In one of the greatest survival stories of the Second World War, we
trace their astonishing experiences back to bloody battles in the
Malayan jungle, before the dramatic fall of Fortress Singapore, the
mighty symbol of the British Empire. This abject capitulation was
followed by surrender in Java and elsewhere in the East, condemning the
captives to years of cruel imprisonment by the Japanese.

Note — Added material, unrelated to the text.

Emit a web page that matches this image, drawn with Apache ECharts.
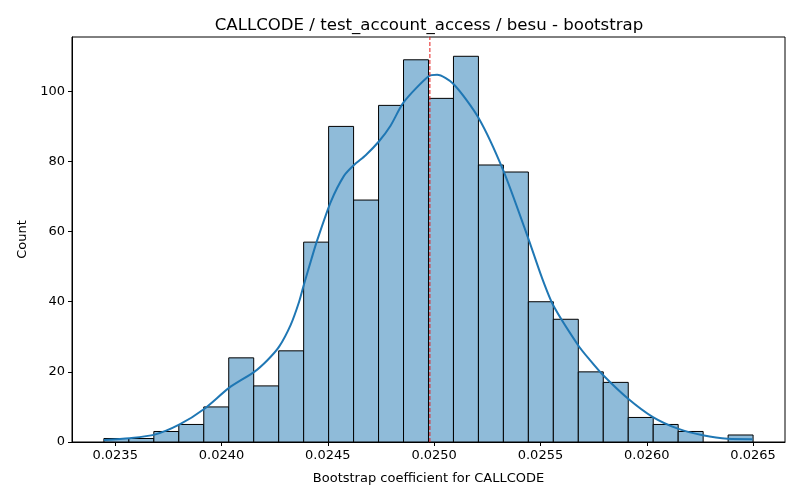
<!DOCTYPE html>
<html>
<head>
<meta charset="UTF-8">
<script type="text/javascript" src="https://cdn.jsdelivr.net/npm/echarts@6/dist/echarts.min.js"></script>
<title>CALLCODE bootstrap</title>
<style>
	html, body { margin: 0; padding: 0; background: #fff; }
	#main { width: 800px; height: 500px; }
</style>
</head>
<body>
<div id="main"></div>
<script>
	// histogram bins (uniform width)
	var binStart = 0.023447;
	var binWidth = 0.00011742;
	var binCounts = [1, 1, 3, 5, 10, 24, 16, 26, 57, 90, 69, 96, 109, 98, 110, 79, 77, 40, 35, 20, 17, 7, 5, 3, 0, 2];

	// kde curve
	var kdeX = [0.023447, 0.023568, 0.023686, 0.023803, 0.023920, 0.024037, 0.024154, 0.024217, 0.024271, 0.024326,
		0.024365, 0.024388, 0.024427, 0.024451, 0.024514, 0.024576, 0.024623, 0.024678, 0.024740, 0.024795,
		0.024857, 0.024974, 0.025014, 0.025091, 0.025209, 0.025326, 0.025443, 0.025506, 0.025560, 0.025677,
		0.025732, 0.025794, 0.025911, 0.026029, 0.026146, 0.026263, 0.026380, 0.026497];
	var kdeY = [0.6, 1.1, 2.1, 5.0, 9.5, 15.5, 20.0, 23.4, 27.2, 33.5,
		40.0, 45.0, 53.0, 57.7, 68.5, 75.9, 79.0, 81.8, 85.7, 90.2,
		96.9, 104.3, 104.7, 102.1, 92.4, 77.3, 58.0, 47.0, 39.0, 27.6,
		23.4, 19.1, 12.4, 7.1, 3.8, 1.9, 0.9, 0.8];

	var meanValue = 0.02498;
	var xTicks = [0.0235, 0.0240, 0.0245, 0.0250, 0.0255, 0.0260, 0.0265];
	var yTicks = [0, 20, 40, 60, 80, 100];

	var barData = [];
	for (var i = 0; i < binCounts.length; i++) {
		barData.push([binStart + binWidth * i, binStart + binWidth * (i + 1), binCounts[i]]);
	}
	var kdeData = [];
	for (var j = 0; j < kdeX.length; j++) {
		kdeData.push([kdeX[j], kdeY[j]]);
	}

	var font = 'DejaVu Sans';
	var yMax = 115.5;
	var myChart = echarts.init(document.getElementById('main'));
	myChart.setOption({
		animation: false,
		backgroundColor: '#fff',
		title: {
			text: 'CALLCODE / test_account_access / besu - bootstrap',
			left: 424,
			top: 12,
			textAlign: 'center',
			textStyle: { fontFamily: font, fontSize: 16.6, fontWeight: 'normal', color: '#000' }
		},
		grid: {
			left: 72,
			right: 15,
			top: 37,
			bottom: 58,
			show: true,
			borderColor: '#000',
			borderWidth: 1,
			backgroundColor: 'transparent'
		},
		xAxis: {
			type: 'value',
			min: 0.023297,
			max: 0.02665,
			name: 'Bootstrap coefficient for CALLCODE',
			nameLocation: 'middle',
			nameGap: 30,
			nameTextStyle: { fontFamily: font, fontSize: 13, color: '#000' },
			axisLine: { show: true, onZero: false, lineStyle: { color: '#000' } },
			axisTick: { show: true, inside: false, length: 4, customValues: xTicks, lineStyle: { color: '#000' } },
			axisLabel: {
				customValues: xTicks,
				fontFamily: font, fontSize: 13, color: '#000', margin: 7,
				formatter: function(v) { return v.toFixed(4); }
			},
			splitLine: { show: false }
		},
		yAxis: {
			type: 'value',
			min: 0,
			max: yMax,
			name: 'Count',
			nameLocation: 'middle',
			nameGap: 43,
			nameTextStyle: { fontFamily: font, fontSize: 13, color: '#000' },
			axisLine: { show: true, lineStyle: { color: '#000' } },
			axisTick: { show: true, inside: false, length: 4, customValues: yTicks, lineStyle: { color: '#000' } },
			axisLabel: { customValues: yTicks, fontFamily: font, fontSize: 13, color: '#000', margin: 7 },
			splitLine: { show: false }
		},
		series: [
			{
				name: 'hist',
				type: 'custom',
				data: barData,
				encode: { x: [0, 1], y: 2 },
				renderItem: function(params, api) {
					var h = api.value(2);
					if (h <= 0) return null;
					var p0 = api.coord([api.value(0), h]);
					var p1 = api.coord([api.value(1), 0]);
					return {
						type: 'rect',
						shape: { x: p0[0], y: p0[1], width: p1[0] - p0[0], height: p1[1] - p0[1] },
						style: { fill: '#8fbbd9', stroke: '#000', lineWidth: 1 }
					};
				},
				z: 2
			},
			{
				name: 'kde',
				type: 'line',
				data: kdeData,
				smooth: 0.25,
				showSymbol: false,
				lineStyle: { color: '#1f77b4', width: 2 },
				z: 3
			},
			{
				name: 'mean',
				type: 'line',
				data: [[meanValue, 0], [meanValue, yMax]],
				showSymbol: false,
				lineStyle: { color: '#e41a1a', width: 1, type: [4, 2] },
				z: 4
			}
		]
	});
</script>
</body>
</html>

Their lives grew evermore perilous when thousands of prisoners were
shipped off to build the infamous Thai-Burma Railway, including the
Bridge on the River Kwai. If that was not harsh enough, POWs were then
transported to Japan in the overcrowded holds of what were called hell
ships. These rusty buckets were regularly sunk by Allied submarines, and
thousands of prisoners lived through unimaginable horror, adrift on the
ocean for days. Some still had to endure the final supreme test, the
world's second atomic bomb.
The prisoners in Nagasaki were eyewitnesses to one of the most
significant events in modern history but writing notes or diaries in a
Japanese prison camp was dangerous. To avoid detection, one Allied
prisoner buried his notes in the grave of a fellow POW to be reclaimed
after the war, another wrote his diary in Irish. Now, using unpublished
and rarely seen notes, interviews, and memoirs, this unique book weaves
together a powerful chorus of voices to paint a vivid picture of defeat,
endurance, and survival against astonishing odds.